The meeting breaks up to the jingle of spurs and the crunch of gravel under boots. The pickups file through Movie Draw, the setting for the 1956 film The Last Hunt and the bison stampede in 1962's How the West Was Won, and spread out at the far end of the valley. The riders, meanwhile, split into three teams, flushing stragglers from steep ravines and the green ash in the creek bottom. These modern-day cowboys communicate with the pickup drivers by two-way radios. One cowpoke even has a TV network's compact video camera duct-taped to his hat.
As the riders work the flanks of the herd, trucks buck over the rocky ground, pushing the herd down the valley. With their huge heads and high humps, the buffalo look as if they're about to tip forward. Yet they run with astounding speed and agility. "They just kind of float, don't they," says Doug Scott, a pickup driver. Affirming the comment, a running bull effortlessly pirouettes 360 degrees while keeping pace with the racing herd.
Thundering through a narrow pass toward the corrals, the 1,500 bison present a picture of the 19th century, when the animals, according to a zoologist of the time, were as plentiful as "fish in the sea," and a frontiersman reported traveling for three days against a river of bison that stretched to the horizon in all directions. But farmers shot the animals to save their fences, soldiers destroyed them to starve hostile Plains Indians, market hunters killed them for their meat and hides, and sportsmen shot them by the thousands for fun. By the turn of the century, as few as 1,000 remained.

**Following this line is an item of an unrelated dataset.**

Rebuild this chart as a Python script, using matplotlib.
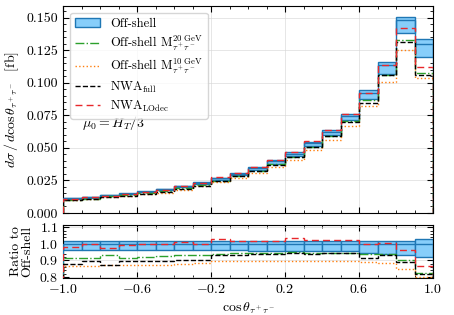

Since then buffalo have come back from the brink of extinction. Today about 150,000 roam North America's grasslands. Public herds number about 17,000, and most of the others graze on private ranches, where landowners are discovering that wildlife conservation and profits can go hand in hand. Long adapted to the harsh climate and coarse grass of the Great Plains, the buffalo need little care. Yet prices for their meat and for breeding animals are twice as high as those for cattle.
The Custer herd lopes into the creek bottom near the last corral, followed by a storm of riders, trucks and dust. In the shelter of the cottonwoods, the herd splits and swirls like a whirlwind. A couple of animals squirt out past a truck. Instantly, dozens follow at a gallop.

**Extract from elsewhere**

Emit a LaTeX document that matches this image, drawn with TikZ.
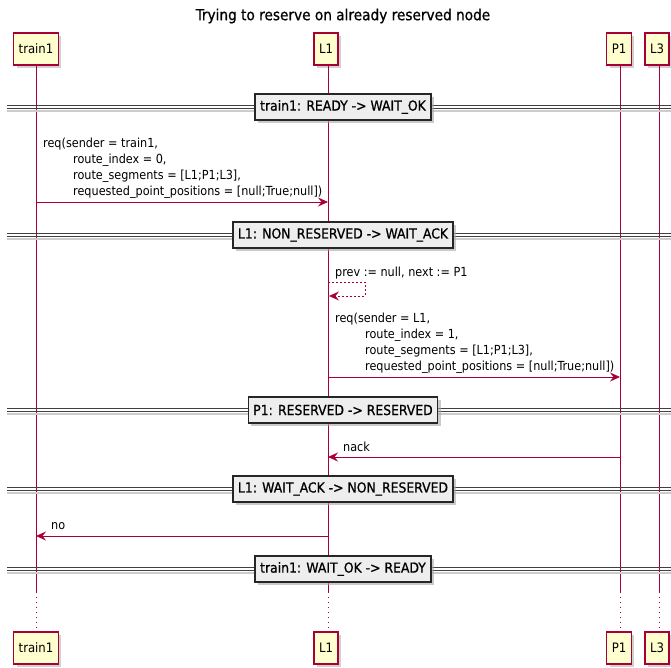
\documentclass[tikz,border=0pt]{standalone}
\usepackage{fontspec}
\setmainfont{DejaVu Sans Condensed}
\newfontfamily\medfont[FakeBold=0.8]{DejaVu Sans Condensed}
\usetikzlibrary{arrows.meta,shadows}

\definecolor{lifecol}{HTML}{A80036}
\definecolor{partfill}{HTML}{FEFECE}
\definecolor{divfill}{HTML}{EEEEEE}

\tikzset{
  partbox/.style={draw=lifecol, fill=partfill, line width=1.1pt,
    minimum height=32pt, inner xsep=5pt, inner ysep=0pt,
    font=\fontsize{13}{15}\selectfont,
    drop shadow={shadow xshift=3pt, shadow yshift=-3pt, fill=black!30, opacity=0.6}},
  lifeline/.style={draw=lifecol, line width=0.6pt},
  lifedots/.style={draw=lifecol, line width=0.6pt, dash pattern=on 1pt off 4pt},
  divline/.style={draw=black!75, line width=0.9pt},
  divshadow/.style={draw=black!20, line width=1.2pt},
  divbox/.style={draw=black!85, fill=divfill, line width=1.4pt,
    minimum height=26pt, inner xsep=5pt, inner ysep=0pt,
    font=\medfont\fontsize{13.8}{15}\selectfont,
    drop shadow={shadow xshift=3pt, shadow yshift=-3pt, fill=black!35, opacity=0.6}},
  msgtext/.style={inner sep=0pt, align=left, anchor=north west,
    font=\fontsize{12.5}{16}\selectfont},
  msg/.style={draw=lifecol, line width=0.9pt,
    -{Stealth[length=10pt, width=9pt, inset=3.5pt]}},
  selfmsg/.style={msg, dash pattern=on 2pt off 2pt},
}

\newcommand{\tabin}{\hspace*{30pt}}

\begin{document}
\begin{tikzpicture}[x=1pt, y=-1pt]
\useasboundingbox (0,0) rectangle (671,668);

% title
\node[font=\medfont\fontsize{15.2}{18}\selectfont] (title) at (343,16)
  {Trying to reserve on already reserved node};

% participants, top and bottom
\node[partbox] (t1top) at (36,49) {train1};
\node[partbox] (l1top) at (326,49) {L1};
\node[partbox] (p1top) at (619,49) {P1};
\node[partbox] (l3top) at (657,49) {L3};
\node[partbox] (t1bot) at (36,648) {train1};
\node[partbox] (l1bot) at (326,648) {L1};
\node[partbox] (p1bot) at (619,648) {P1};
\node[partbox] (l3bot) at (657,648) {L3};

% lifelines: solid, then dotted where the sequence ends
\foreach \p/\x in {t1/36, l1/328, p1/620, l3/659}{
  \coordinate (\p cut) at (\x,592);
  \draw[lifeline] (\p top.south -| \p cut) -- (\p cut);
  \draw[lifedots] (\p cut) -- (\p bot.north -| \p cut);
}

% state dividers
\foreach \n/\y/\bx/\txt in {
  d1/107/343/{train1: READY -> WAIT\_OK},
  d2/235/343/{L1: NON\_RESERVED -> WAIT\_ACK},
  d3/410/343/{P1: RESERVED -> RESERVED},
  d4/489/343/{L1: WAIT\_ACK -> NON\_RESERVED},
  d5/569/343/{train1: WAIT\_OK -> READY}}{
  \coordinate (\n w) at (7,\y);
  \coordinate (\n e) at (671,\y);
  \draw[divshadow] ([yshift=-4pt]\n w) -- ([yshift=-4pt]\n e);
  \draw[divline] ([yshift=1.6pt]\n w) -- ([yshift=1.6pt]\n e);
  \draw[divline] ([yshift=-1.6pt]\n w) -- ([yshift=-1.6pt]\n e);
  \node[divbox] (\n) at (\bx,\y) {\txt};
}

% train1 -> L1 : req
\coordinate (m1a) at (36,202);
\coordinate (m1b) at (328,202);
\node[msgtext] (m1t) at (43,138)
  {req(sender = train1,\\
   \tabin route\_index = 0,\\
   \tabin route\_segments = [L1;P1;L3],\\
   \tabin requested\_point\_positions = [null;True;null])};
\draw[msg] (m1a) -- (m1b);

% L1 self message
\coordinate (s1) at (328,282);
\coordinate (s2) at (365,282);
\coordinate (s3) at (329,296);
\node[msgtext] (s1t) at (335,267) {prev := null, next := P1};
\draw[selfmsg] (s1) -- (s2) |- (s3);

% L1 -> P1 : req
\coordinate (m2a) at (328,377);
\coordinate (m2b) at (620,377);
\node[msgtext] (m2t) at (335,313)
  {req(sender = L1,\\
   \tabin route\_index = 1,\\
   \tabin route\_segments = [L1;P1;L3],\\
   \tabin requested\_point\_positions = [null;True;null])};
\draw[msg] (m2a) -- (m2b);

% P1 -> L1 : nack
\coordinate (m3a) at (620,457);
\coordinate (m3b) at (328,457);
\node[msgtext] (m3t) at (343,442) {nack};
\draw[msg] (m3a) -- (m3b);

% L1 -> train1 : no
\coordinate (m4a) at (328,536);
\coordinate (m4b) at (36,536);
\node[msgtext] (m4t) at (51,522) {no};
\draw[msg] (m4a) -- (m4b);
\end{tikzpicture}
\end{document}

"C'mon, push them," Scott yells in frustration from behind the wheel of his pickup. "Let them stand for a minute, they'll find a spot and go." A couple of trucks close the gap, forcing the whirling mass of bison back toward the corral. As the lead animals find the gate, the rest trot behind. At 9:40 a.m. the gate swings shut. Walker regroups the park staff to begin two days of branding and inoculating calves and drawing blood to test sale animals for disease.

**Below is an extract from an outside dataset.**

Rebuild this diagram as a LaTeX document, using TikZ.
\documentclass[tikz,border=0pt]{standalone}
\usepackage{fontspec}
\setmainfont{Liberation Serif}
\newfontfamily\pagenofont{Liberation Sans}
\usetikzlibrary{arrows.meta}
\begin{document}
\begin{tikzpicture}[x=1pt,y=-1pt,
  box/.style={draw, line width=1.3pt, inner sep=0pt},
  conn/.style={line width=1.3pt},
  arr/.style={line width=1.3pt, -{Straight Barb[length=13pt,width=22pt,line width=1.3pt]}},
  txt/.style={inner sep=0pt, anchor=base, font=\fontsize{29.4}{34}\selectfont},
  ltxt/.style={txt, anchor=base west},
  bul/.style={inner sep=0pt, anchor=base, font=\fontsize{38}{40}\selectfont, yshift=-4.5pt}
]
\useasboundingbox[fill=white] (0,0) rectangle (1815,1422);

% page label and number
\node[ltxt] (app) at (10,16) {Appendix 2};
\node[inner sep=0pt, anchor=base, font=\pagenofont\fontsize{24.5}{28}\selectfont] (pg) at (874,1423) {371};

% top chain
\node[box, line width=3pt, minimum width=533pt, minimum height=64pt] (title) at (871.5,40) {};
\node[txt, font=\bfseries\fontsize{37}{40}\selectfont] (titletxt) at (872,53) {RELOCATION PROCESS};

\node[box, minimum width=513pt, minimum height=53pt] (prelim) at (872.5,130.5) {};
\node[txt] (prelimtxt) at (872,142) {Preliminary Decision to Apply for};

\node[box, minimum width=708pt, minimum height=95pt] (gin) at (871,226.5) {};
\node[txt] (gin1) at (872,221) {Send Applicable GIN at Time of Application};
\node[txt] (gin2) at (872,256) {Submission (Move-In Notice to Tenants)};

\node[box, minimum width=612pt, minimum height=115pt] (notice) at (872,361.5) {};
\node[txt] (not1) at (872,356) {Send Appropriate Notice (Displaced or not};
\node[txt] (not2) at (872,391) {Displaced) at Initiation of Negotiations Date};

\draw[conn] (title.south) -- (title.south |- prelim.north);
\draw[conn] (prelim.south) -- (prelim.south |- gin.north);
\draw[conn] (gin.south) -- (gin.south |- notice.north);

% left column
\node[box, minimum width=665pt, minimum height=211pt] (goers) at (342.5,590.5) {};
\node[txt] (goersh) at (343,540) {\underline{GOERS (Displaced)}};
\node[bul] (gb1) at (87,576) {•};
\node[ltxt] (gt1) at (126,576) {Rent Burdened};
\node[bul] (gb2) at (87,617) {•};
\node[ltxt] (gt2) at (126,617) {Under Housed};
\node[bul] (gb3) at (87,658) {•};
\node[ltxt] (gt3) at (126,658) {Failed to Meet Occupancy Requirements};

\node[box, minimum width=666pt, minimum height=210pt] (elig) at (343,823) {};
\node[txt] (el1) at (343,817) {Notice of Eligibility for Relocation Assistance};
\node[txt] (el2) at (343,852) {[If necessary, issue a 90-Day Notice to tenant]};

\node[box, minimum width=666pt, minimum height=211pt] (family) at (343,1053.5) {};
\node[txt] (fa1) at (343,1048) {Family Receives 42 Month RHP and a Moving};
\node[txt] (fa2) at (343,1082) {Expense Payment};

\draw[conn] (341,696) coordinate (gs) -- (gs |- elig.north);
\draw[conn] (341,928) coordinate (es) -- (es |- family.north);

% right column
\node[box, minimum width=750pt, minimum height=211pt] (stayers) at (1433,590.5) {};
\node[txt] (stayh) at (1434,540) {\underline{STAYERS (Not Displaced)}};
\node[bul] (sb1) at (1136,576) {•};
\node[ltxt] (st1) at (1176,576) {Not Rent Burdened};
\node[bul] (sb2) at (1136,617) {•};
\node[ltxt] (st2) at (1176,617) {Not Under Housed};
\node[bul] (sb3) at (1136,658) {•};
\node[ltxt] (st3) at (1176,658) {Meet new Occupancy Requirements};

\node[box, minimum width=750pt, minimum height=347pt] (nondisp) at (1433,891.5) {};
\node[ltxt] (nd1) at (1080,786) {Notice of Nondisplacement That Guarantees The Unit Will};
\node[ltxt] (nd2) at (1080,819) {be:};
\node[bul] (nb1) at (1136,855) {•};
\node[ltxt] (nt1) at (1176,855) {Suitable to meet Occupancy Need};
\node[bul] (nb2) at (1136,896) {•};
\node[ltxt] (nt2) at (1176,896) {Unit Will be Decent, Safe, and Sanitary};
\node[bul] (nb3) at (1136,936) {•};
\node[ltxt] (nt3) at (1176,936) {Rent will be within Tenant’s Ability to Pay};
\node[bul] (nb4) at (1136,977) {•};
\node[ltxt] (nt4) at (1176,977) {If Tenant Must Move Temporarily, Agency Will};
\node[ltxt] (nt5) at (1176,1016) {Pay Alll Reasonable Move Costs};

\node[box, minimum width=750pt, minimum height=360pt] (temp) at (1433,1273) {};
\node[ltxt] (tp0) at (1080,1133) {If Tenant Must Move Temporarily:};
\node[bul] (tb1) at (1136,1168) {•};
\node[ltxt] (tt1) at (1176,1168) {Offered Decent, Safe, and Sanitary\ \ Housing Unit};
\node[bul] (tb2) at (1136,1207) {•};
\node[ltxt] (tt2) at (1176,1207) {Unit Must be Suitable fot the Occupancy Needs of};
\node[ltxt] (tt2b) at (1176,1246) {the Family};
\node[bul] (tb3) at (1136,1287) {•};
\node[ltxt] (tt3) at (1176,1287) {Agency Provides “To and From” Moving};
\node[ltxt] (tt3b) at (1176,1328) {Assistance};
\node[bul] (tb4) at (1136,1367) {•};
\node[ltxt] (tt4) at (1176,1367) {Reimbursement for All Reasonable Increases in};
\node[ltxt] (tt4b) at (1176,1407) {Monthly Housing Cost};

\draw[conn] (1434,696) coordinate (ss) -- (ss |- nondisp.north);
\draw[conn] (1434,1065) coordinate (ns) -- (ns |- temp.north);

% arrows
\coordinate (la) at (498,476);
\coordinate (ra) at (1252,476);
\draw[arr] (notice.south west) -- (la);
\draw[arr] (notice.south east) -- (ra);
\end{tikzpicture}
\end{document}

The cowhands' work is done for another year. Lantis will return to sales and pack trips. The roundup was good, he says. "Real good. Too smooth. Kind of like it had milk-cow syndrome."
But you hear no complaint from Louie Larson, who's taking a breather in the back of a pickup. "Great, just great," he says. He pauses as if to reflect on the brown river of bison galloping under the blue prairie sky, and then smiles. "Better than great."